Consumers using e-commerce are entitled to at least the same levels of protection provided by the laws and practices that apply to existing forms of commerce.
Consumers should be able to establish the identity and location of businesses with which they deal.
Consumers should have this information readily available before and after any purchase of goods and/or services.
Sellers must state contract terms in clear, simple language.
Sellers should ensure that they receive confirmed, meaningful consent from consumers for a purchase of goods and/or services.
Consumers are entitled to receive clear information about the types of payment that will be accepted by the merchant or the payment provider.
Consumers are entitled to have their complaints and inquiries dealt with fairly and effectively.
Sellers should provide information to consumers about affordable and effective dispute resolution arrangements (in cases where they are available).

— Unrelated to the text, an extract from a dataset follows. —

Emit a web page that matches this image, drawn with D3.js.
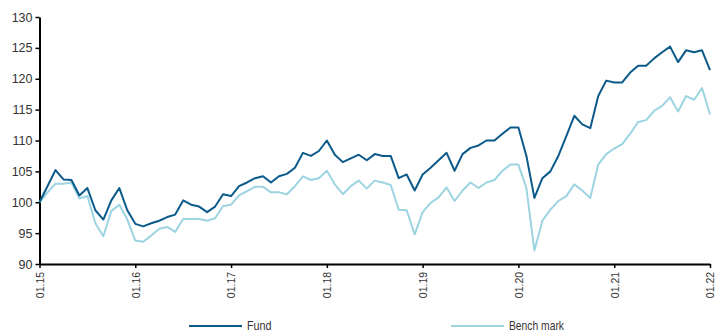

Sellers must respect customer privacy.
Industry code administration bodies must closely monitor the application and effectiveness of their codes and be able to correct any deficiencies that are identified.
Each code-operating body should strive to maintain and promote consumer confidence in the global marketplace.
Governments should actively develop their consumer protection responsibilities.
Consumer Liability for Misuses of Payment Card
For transactions involving a card and a personal identification number (PIN): The consumer is liable for the first $50 (Australian) of any unauthorized transaction, unless the misuse stems from the consumer's negligence, in which case the consumer is liable for the total amount.
For transactions involving a card and no PIN but requiring a signature: The consumer is not liable for any unauthorized transactions.
For transactions involving a card and no PIN that don't require a signature: Some card issuers hold the merchant liable for unauthorized transactions; however, this is a gray area that should be clarified with the Electronic Funds Transfer code.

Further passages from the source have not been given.